3 years ago

Is there a role for ischaemic conditioning in cardiac surgery? [version 1; referees: 3 approved]

Derek Hausenloy, Luciano Candilio
Coronary artery disease (CAD) is a major cause of morbidity and mortality worldwide. Coronary artery bypass graft (CABG) surgery is the revascularisation strategy of choice in patients with diabetes mellitus and complex CAD. Owing to a number of factors, including the ageing population, the increased complexity of CAD being treated, concomitant valve and aortic surgery, and multiple comorbidities, higher-risk patients are being operated on, the result of which is an increased risk of sustaining perioperative myocardial injury (PMI) and poorer clinical outcomes. As such, new treatment strategies are required to protect the heart against PMI and improve clinical outcomes following cardiac surgery.
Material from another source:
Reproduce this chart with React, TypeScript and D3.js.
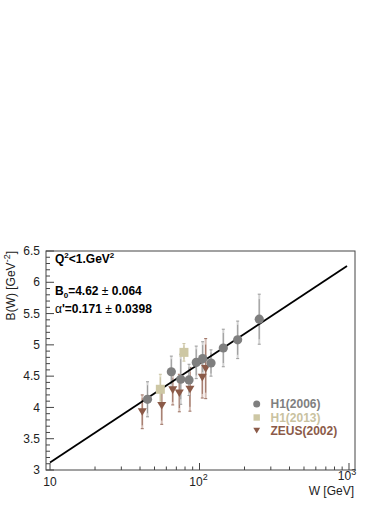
import * as d3 from 'd3';

// H1 (2006)
const h1W = [44.9, 64.8, 74.9, 85.1, 95.1, 105, 119.4, 144.3, 180, 251];
const h1B = [4.13, 4.57, 4.45, 4.44, 4.72, 4.78, 4.71, 4.95, 5.08, 5.41];
const h1Err = [0.28, 0.25, 0.4, 0.25, 0.26, 0.27, 0.21, 0.3, 0.3, 0.4];

// H1 (2013)
const h1nW = [54.7, 78.7];
const h1nB = [4.29, 4.88];
const h1nErr = [0.24, 0.14];

// ZEUS (2002)
const zeusW = [41.4, 55.9, 66.2, 73.3, 86.3, 104.4, 110];
const zeusB = [3.93, 4.03, 4.28, 4.23, 4.29, 4.48, 4.62];
const zeusErr = [0.27, 0.3, 0.24, 0.3, 0.35, 0.33, 0.48];

// fit line end points
const fitW = [10, 970];
const fitB = [3.12, 6.26];

const legendItems = ['H1(2006)', 'H1(2013)', 'ZEUS(2002)'];

const W = 390;
const H = 505;
const frame = { left: 46, right: 355, top: 251, bottom: 470 };

const GRAY = '#7f7f7f';
const BEIGE = '#cdc7a4';
const BROWN = '#8b5a48';
const font = '"Liberation Sans", Arial, Helvetica, sans-serif';

export default function App() {
  const x = d3.scaleLog().domain([9.4, 1097]).range([frame.left, frame.right]);
  const y = d3.scaleLinear().domain([3, 6.5]).range([frame.bottom, frame.top]);

  const yMinor = y.ticks(35);
  const yMajor = y.ticks(7);
  const xTicks = x.ticks();
  const isDecade = (v: number) => Math.abs(Math.log10(v) - Math.round(Math.log10(v))) < 1e-6;

  const line = d3.line<number>()
    .x((_, i) => x(fitW[i]))
    .y(d => y(d));

  const errBar = (w: number, b: number, e: number, light: string, dark: string, key: string) => {
    const cx = x(w);
    return (
      <g key={key}>
        <line x1={cx} x2={cx} y1={y(b - e)} y2={y(b + e)} stroke={light} strokeWidth={2} />
        <line x1={cx} x2={cx} y1={y(b - e * 0.8)} y2={y(b + e * 0.8)} stroke={dark} strokeWidth={1} />
        <line x1={cx - 1.5} x2={cx + 1.5} y1={y(b - e)} y2={y(b - e)} stroke={dark} strokeWidth={1} />
        <line x1={cx - 1.5} x2={cx + 1.5} y1={y(b + e)} y2={y(b + e)} stroke={dark} strokeWidth={1} />
      </g>
    );
  };

  const tri = (cx: number, cy: number, s: number) =>
    `M${cx - s},${cy - s * 0.8} L${cx + s},${cy - s * 0.8} L${cx},${cy + s * 0.9} Z`;

  const legendY = [404, 417.5, 430.5];

  return (
    <svg
      width={W}
      height={H}
      style={{ position: 'absolute', left: 0, top: 0, display: 'block', background: '#fff' }}
      fontFamily={font}
    >
      {/* y ticks */}
      {yMinor.map(v => {
        const major = yMajor.some(m => Math.abs(m - v) < 1e-6);
        return (
          <line key={'yt' + v} x1={frame.left} x2={frame.left + (major ? 8 : 4)}
            y1={y(v)} y2={y(v)} stroke="#444" strokeWidth={1} />
        );
      })}
      {yMajor.map(v => (
        <text key={'yl' + v} x={40} y={y(v)} dy="0.35em" textAnchor="end" fontSize={12} fill="#222">
          {v}
        </text>
      ))}

      {/* x ticks */}
      {xTicks.map(v => (
        <line key={'xt' + v} x1={x(v)} x2={x(v)} y1={frame.bottom}
          y2={frame.bottom - (isDecade(v) ? 7 : 3.5)} stroke="#444" strokeWidth={1} />
      ))}
      <text x={x(10)} y={486} textAnchor="middle" fontSize={12} fill="#222">10</text>
      <text x={x(100) - 1} y={486} textAnchor="middle" fontSize={12} fill="#222">
        10<tspan dy={-6} fontSize={9}>2</tspan>
      </text>
      <text x={x(1000) - 2} y={480} textAnchor="middle" fontSize={12} fill="#222">
        10<tspan dy={-5} fontSize={9}>3</tspan>
      </text>

      {/* frame */}
      <rect x={frame.left} y={frame.top} width={frame.right - frame.left}
        height={frame.bottom - frame.top} fill="none" stroke="#444" strokeWidth={1} />

      {/* axis titles */}
      <text transform={`translate(15,${frame.top}) rotate(-90)`} textAnchor="end" fontSize={12} fill="#222">
        B(W) [GeV<tspan dy={-5} fontSize={9}>-2</tspan><tspan dy={5}>]</tspan>
      </text>
      <text x={354} y={495} textAnchor="end" fontSize={12} fill="#222">W [GeV]</text>

      {/* error bars */}
      {zeusW.map((w, i) => errBar(w, zeusB[i], zeusErr[i], '#d6bfb7', '#9a6e5f', 'ze' + i))}
      {h1W.map((w, i) => errBar(w, h1B[i], h1Err[i], '#d2d2d2', '#9a9a9a', 'he' + i))}
      {h1nW.map((w, i) => errBar(w, h1nB[i], h1nErr[i], '#e4e0cc', '#c8c1a0', 'ne' + i))}

      {/* fit */}
      <path d={line(fitB) || ''} fill="none" stroke="#000" strokeWidth={1.8} />

      {/* markers */}
      {zeusW.map((w, i) => (
        <path key={'zm' + i} d={tri(x(w), y(zeusB[i]), 4.5)} fill={BROWN} />
      ))}
      {h1nW.map((w, i) => (
        <rect key={'nm' + i} x={x(w) - 4.5} y={y(h1nB[i]) - 4.5} width={9} height={9} fill={BEIGE} />
      ))}
      {h1W.map((w, i) => (
        <circle key={'hm' + i} cx={x(w)} cy={y(h1B[i])} r={4.6} fill={GRAY} />
      ))}

      {/* annotations */}
      <text x={55} y={263} fontSize={12} fontWeight="bold" fill="#000">
        Q<tspan dy={-5} fontSize={8}>2</tspan><tspan dy={5}>&lt;1.GeV</tspan>
        <tspan dy={-5} fontSize={8}>2</tspan>
      </text>
      <text x={55} y={295} fontSize={12} fontWeight="bold" fill="#000">
        B<tspan dy={3} fontSize={8}>0</tspan><tspan dy={-3}>=4.62 </tspan>
        <tspan fontWeight="normal">±</tspan> 0.064
      </text>
      <text x={55} y={313} fontSize={12} fontWeight="bold" fill="#000">
        <tspan fontWeight="normal">α</tspan>'=0.171 <tspan fontWeight="normal">±</tspan> 0.0398
      </text>

      {/* legend */}
      <circle cx={256.7} cy={legendY[0]} r={3.5} fill={GRAY} />
      <rect x={253.5} y={legendY[1] - 3.2} width={6.4} height={6.4} fill={BEIGE} />
      <path d={tri(256.7, legendY[2], 3.4)} fill={BROWN} />
      {legendItems.map((t, i) => (
        <text key={t} x={270.5} y={legendY[i]} dy="0.36em" fontSize={12} fontWeight="bold"
          fill={[GRAY, '#c9c2a0', BROWN][i]}>
          {t}
        </text>
      ))}
    </svg>
  );
}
In this regard, the heart can be endogenously protected from PMI by subjecting the myocardium to one or more brief cycles of ischaemia and reperfusion, a strategy called “ischaemic conditioning”. However, this requires an intervention applied directly to the heart, which may be challenging to apply in the clinical setting. In this regard, the strategy of remote ischaemic conditioning (RIC) may be more attractive, as it allows the endogenous cardioprotective strategy to be applied away from the heart to the arm or leg by simply inflating and deflating a cuff on the upper arm or thigh to induce one or more brief cycles of ischaemia and reperfusion (termed “limb RIC”). Although a number of small clinical studies have demonstrated less PMI with limb RIC following cardiac surgery, three recently published large multicentre randomised clinical trials found no beneficial effects on short-term or long-term clinical outcomes, questioning the role of limb RIC in the setting of cardiac surgery. In this article, we review ischaemic conditioning as a therapeutic strategy for endogenous cardioprotection in patients undergoing cardiac surgery and discuss the potential reasons for the failure of limb RIC to improve clinical outcomes in this setting. Crucially, limb RIC still has the therapeutic potential to protect the heart in other clinical settings, such as acute myocardial infarction, and it may also protect other organs against acute ischaemia/reperfusion injury (such as the brain, kidney, and liver).